The Paroquets, or Parakeets, are smaller than the common parrots, and have longer tails. There are numerous species, some distinguished by a very long pointed tail, and collar-like mark round the neck, which inhabit the Asiatic continent and islands; and others, natives of Australia, which are distinguished by their colour being gorgeously variegated and peculiarly mottled on the back, by their tail feathers not being pointed, and by their being furnished with elongated tarsi adapted for running on the ground.
To the former belongs the beautiful ring paroquet, which is supposed to have been the first bird of the parrot kind known to the ancient Greeks, having been brought from the island of Ceylon, after the Indian expeditions of Alexander the Great; to the latter, the elegant green parakeet, which in the hot seasons congregates about the pools in almost incredible numbers. Though capable of a rapid and even flight, and frequently at great altitudes, it is generally found running over the ground, and treading its way among the grasses to feed on the seeds. It can easily be domesticated, and a more elegant or beautiful pet can scarely be conceived.
CARAVAN.
CHAPTER XXXI.
TROPICAL RUMINANTS AND EQUIDÆ.
The Camel—Its Paramount Importance in the great Tropical Sandwastes—Its Organisation admirably adapted to its mode of Life—Beauty of the Giraffe—Its Wide Range of Vision—Pleasures of Giraffe Hunting—The Antelopes—The Springbok—The Reedbok—The Duiker—The Atro—The Gemsbok—The Klippspringer—The Koodoo—The Gnu—The Indian Antelope—The Nylghau—The Caffrarian Buffalo—The Indian Buffalo and the Tiger—Dr. Livingstone’s Escape from a solitary Buffalo—Swimming Feats of the Bhain—The Zebra—The Quagga—The Douw.

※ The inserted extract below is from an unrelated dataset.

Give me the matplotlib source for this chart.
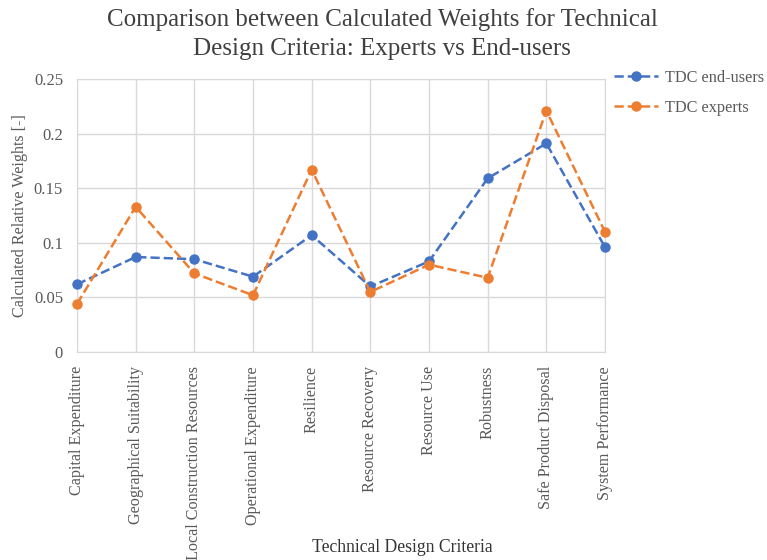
import matplotlib.pyplot as plt

criteria = ['Capital Expenditure', 'Geographical Suitability', 'Local Construction Resources',
            'Operational Expenditure', 'Resilience', 'Resource Recovery', 'Resource Use',
            'Robustness', 'Safe Product Disposal', 'System Performance']
tdc_end_users = [0.062, 0.087, 0.085, 0.069, 0.107, 0.060, 0.083, 0.159, 0.191, 0.096]
tdc_experts = [0.044, 0.133, 0.072, 0.052, 0.167, 0.055, 0.080, 0.068, 0.221, 0.110]
y_ticks = [0, 0.05, 0.1, 0.15, 0.2, 0.25]
y_tick_labels = ['0', '0.05', '0.1', '0.15', '0.2', '0.25']

plt.rcParams['font.family'] = ['Liberation Serif', 'DejaVu Serif']
grey = '#595959'
grid_col = '#d9d9d9'

fig = plt.figure(figsize=(7.67, 5.6), dpi=100)
ax = fig.add_axes([0.1004, 0.3714, 0.6884, 0.4875])

x = range(len(criteria))
ax.plot(x, tdc_end_users, '--o', color='#4472c4', lw=1.8, ms=6.5, label='TDC end-users', clip_on=False, zorder=3)
ax.plot(x, tdc_experts, '--o', color='#ed7d31', lw=1.8, ms=6.5, label='TDC experts', clip_on=False, zorder=3)

ax.set_xlim(0, len(criteria) - 1)
ax.set_ylim(0, 0.25)
ax.set_xticks(list(x))
ax.set_xticklabels(criteria, rotation=90, fontsize=11.6, color=grey)
ax.set_yticks(y_ticks)
ax.set_yticklabels(y_tick_labels, fontsize=12, color=grey)
ax.tick_params(axis='x', length=0, pad=10)
ax.tick_params(axis='y', length=0, pad=10)
ax.grid(True, color=grid_col, lw=1)
for s in ax.spines.values():
    s.set_color(grid_col)

ax.set_ylabel('Calculated Relative Weights [-]', fontsize=11.6, color=grey, labelpad=4)
fig.text(0.524, 0.022, 'Technical Design Criteria', ha='center', va='center',
         fontsize=12.7, color='#333333')

fig.suptitle('Comparison between Calculated Weights for Technical\nDesign Criteria: Experts vs End-users',
             x=0.498, y=0.985, fontsize=18, color='#404040', linespacing=1.4)

fig.legend(loc='upper left', bbox_to_anchor=(0.782, 0.901), frameon=False, fontsize=11.7,
           labelcolor=grey, handlelength=2.7, handletextpad=0.4, labelspacing=0.85)

fig.savefig('out.png', dpi=100)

There is a sea without water and refreshing breezes, without ebb and flood, without fishes and algæ! And there is a ship which safely travels from one shore to the other of that sea, a ship without sails or masts, without keel or rudder, without screw or paddle, without cabin or deck!
This ship, so swift and sure, is the Dromedary, and that sea is the desert; which none but he, or what he carries, can pass.
In many respects the vast sandy deserts of Africa and Asia remind one of the ocean. There is the same boundless horizon, the same unstable surface, now rising, now falling with the play of the winds; the same majestic monotony, the same optical illusions, for as the thirsty mariner sees phantom palm-groves rise from the ocean, thus also the sandwaste transforms itself, before the panting caravan, into the semblance of a refreshing lake. Here we see islands, verdant oases of the sea—there, oases, green islands of the desert; here, sand billows—there, water waves, separating widely different worlds of plants and animals; here, the ship, the camel of the ocean—there, the dromedary, the ship of the desert!